"The hockey stick graph is Silicon Valley's third biggest export after hype and buzzwords"
What does it mean?
Startup business plans typically show a “hockey stick” graph – a relatively flat period followed by hyper-growth. This reflects expectations that after raising funds and launching an incredible product, startups will miraculously experience a “hypergrowth”. Business case assumptions on which these graphs rely on tend to be highly speculative. These can involve large market size assumptions and attractive monetisation projections, though none of these is actually validated with the market. Without experimentation and feedback from the value, startups fall into the trap of building a product that customers do not want. “No market need” is actually still the top reason for startup failure (accounting for 42% of all failures). This is why the “hockey stick” graphs Ries describes are often just fantasy for investors.
Why do we believe it’s important?
Ries’ quote reflects the danger companies – startup as well as established – face by making assumptions and big plans without end-user validation and constant iteration. This can result in many years and significant sunk costs. Large companies, in particular, tend to apply an “Analyse, Plan, Do” approach as they seek for certainty - they traditionally spend a long time analysing and planning instead of delivering something quick and seeking early feedback.

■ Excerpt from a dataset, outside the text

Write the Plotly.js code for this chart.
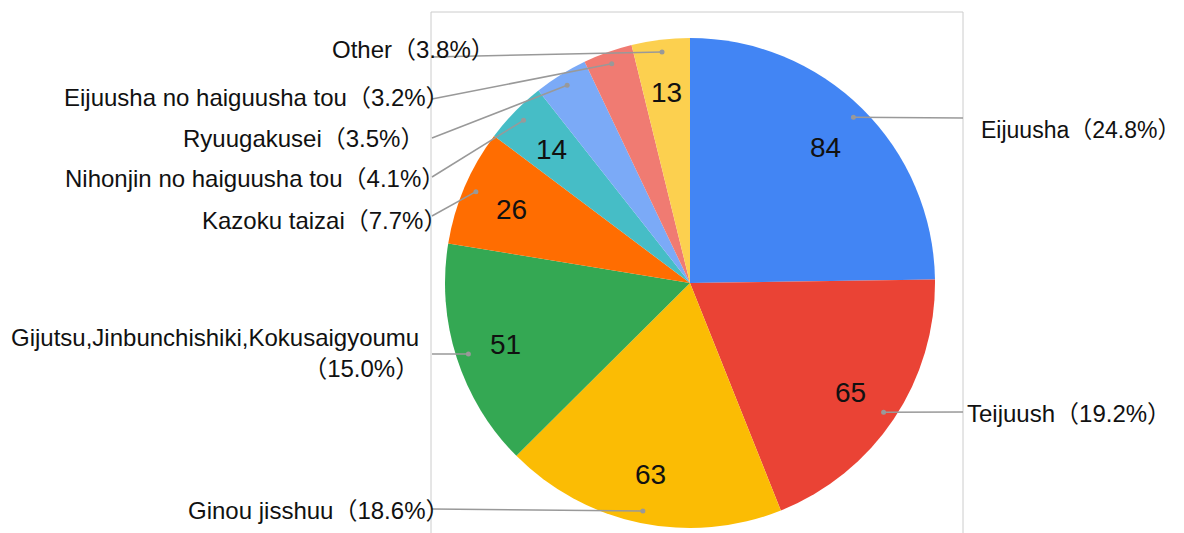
<!DOCTYPE html>
<html><head><meta charset="utf-8">
<script src="https://cdn.plot.ly/plotly-3.0.1.min.js"></script>
<style>html,body{margin:0;padding:0;background:#fff}#chart{width:1184px;height:533px}</style>
</head><body><div id="chart"></div>
<script>
// ---- data ----
const labels = ['Eijuusha', 'Teijuush', 'Ginou jisshuu', 'Gijutsu,Jinbunchishiki,Kokusaigyoumu',
  'Kazoku taizai', 'Nihonjin no haiguusha tou', 'Ryuugakusei', 'Eijuusha no haiguusha tou', 'Other'];
const values = [84, 65, 63, 51, 26, 14, 12, 11, 13];
const colors = ['#4285F4', '#EA4335', '#FBBC04', '#34A853', '#FF6D01', '#46BDC6', '#7BAAF7', '#F07B72', '#FCD04F'];
const showInside = [true, true, true, true, true, true, false, false, true];

// ---- layout config (pixel positions, not data) ----
const W = 1184, H = 533, CX = 690, CY = 283, R = 245;
const labelLayout = [
  {side: 'right', tx: 1182, anchor: 'right', size: 23, ty: 130, ly: 118},
  {side: 'right', tx: 965, ty: 413, ly: 412},
  {side: 'left',  tx: 451, ty: 511, ly: 509},
  {side: 'left',  tx: 421, ty: 353, ly: 354, br: true},
  {side: 'left',  tx: 449, ty: 220, ly: 216},
  {side: 'left',  tx: 447, ty: 179, ly: 177},
  {side: 'left',  tx: 426, ty: 138, ly: 138},
  {side: 'left',  tx: 452, ty: 98,  ly: 99},
  {side: 'left',  tx: 497, ty: 50,  ly: 57}
];
const FONT = 'Liberation Sans, Arial, Noto Sans CJK JP, sans-serif';
const px = x => x / W, py = y => 1 - y / H;

const total = values.reduce((a, b) => a + b, 0);
let cum = 0;
const mids = values.map(v => { const m = (cum + v / 2) / total; cum += v; return m * 2 * Math.PI; });
const polar = (a, r) => [CX + r * Math.sin(a), CY - r * Math.cos(a)];

const shapes = [{
  type: 'path', xref: 'paper', yref: 'paper',
  path: `M${px(431)},${py(540)} L${px(431)},${py(12)} L${px(963)},${py(12)} L${px(963)},${py(540)}`,
  line: {color: '#cccccc', width: 1}
}];
const annotations = [];

values.forEach((v, i) => {
  const a = mids[i];
  const L = labelLayout[i];
  const [dx, dy] = polar(a, R * 0.95);
  const ex = L.side === 'right' ? 963 : 432;
  shapes.push({type: 'line', xref: 'paper', yref: 'paper',
    x0: px(dx), y0: py(dy), x1: px(ex), y1: py(L.ly), line: {color: '#999999', width: 1.5}});
  shapes.push({type: 'circle', xref: 'paper', yref: 'paper',
    x0: px(dx - 2.5), x1: px(dx + 2.5), y0: py(dy - 2.5), y1: py(dy + 2.5),
    fillcolor: '#999999', line: {width: 0}});
  const pct = (v / total * 100).toFixed(1) + '%';
  annotations.push({
    xref: 'paper', yref: 'paper', x: px(L.tx), y: py(L.ty),
    xanchor: L.anchor || (L.side === 'right' ? 'left' : 'right'), yanchor: 'middle', align: 'right',
    showarrow: false, text: labels[i] + (L.br ? '<br>' : '') + '（' + pct + '）',
    font: {family: FONT, size: L.size || 24, color: '#111111'}
  });
  if (showInside[i]) {
    const [nx, ny] = polar(a, R * 0.79);
    annotations.push({xref: 'paper', yref: 'paper', x: px(nx), y: py(ny + 2),
      xanchor: 'center', yanchor: 'middle', showarrow: false, text: String(v),
      font: {family: FONT, size: 28, color: '#111111'}});
  }
});

const trace = {
  type: 'pie', labels: labels, values: values, sort: false, direction: 'clockwise', rotation: 0,
  marker: {colors: colors, line: {width: 0}}, textinfo: 'none', hoverinfo: 'none',
  domain: {x: [px(CX - R), px(CX + R)], y: [py(CY + R), py(CY - R)]}
};

Plotly.newPlot('chart', [trace], {
  width: W, height: H, margin: {l: 0, r: 0, t: 0, b: 0}, showlegend: false,
  paper_bgcolor: '#ffffff', shapes: shapes, annotations: annotations
}, {staticPlot: true});
</script></body></html>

To avoid this trap, we develop plans based on “Build, Measure, Learn” cycles that rely on real facts, instead of hopes and beliefs. This involves defining “leap-of-faith” assumptions – key assumptions on the value delivered to customers and growth that can be proved – and conducting experimentations that inform “prove, pivot or stop” investment decisions. With this approach, plans are continuously adjusted according to real-world evidence. We believe that this is critical to successful business innovations and digital transformation, as they allow for quick value validation and effective investment decision and execution.
How do we put it into practice?
We seek to do just enough planning and forecasting to inform effective action. We develop business cases that satisfy corporate requirements, but always seek to validate and evolve the assumptions based on real-world evidence. We do this through quick prototyping, customer feedback and iteration.
For a global online education company, we transformed the customer experience by establishing new capabilities for customer communications during incidents. After identifying customer pain points across the journey, we identified an innovative way forward. This involved sending real-time alerts on the company’s web products impacted by incidents. By quickly prototyping the design, we were able to conduct a few rounds of customer feedback. These informed design enhancements and iterations and allowed us to quickly validate the approach and show the benefits for customers. Ultimately, we prevented a $50m revenue loss with customer experience enhancement.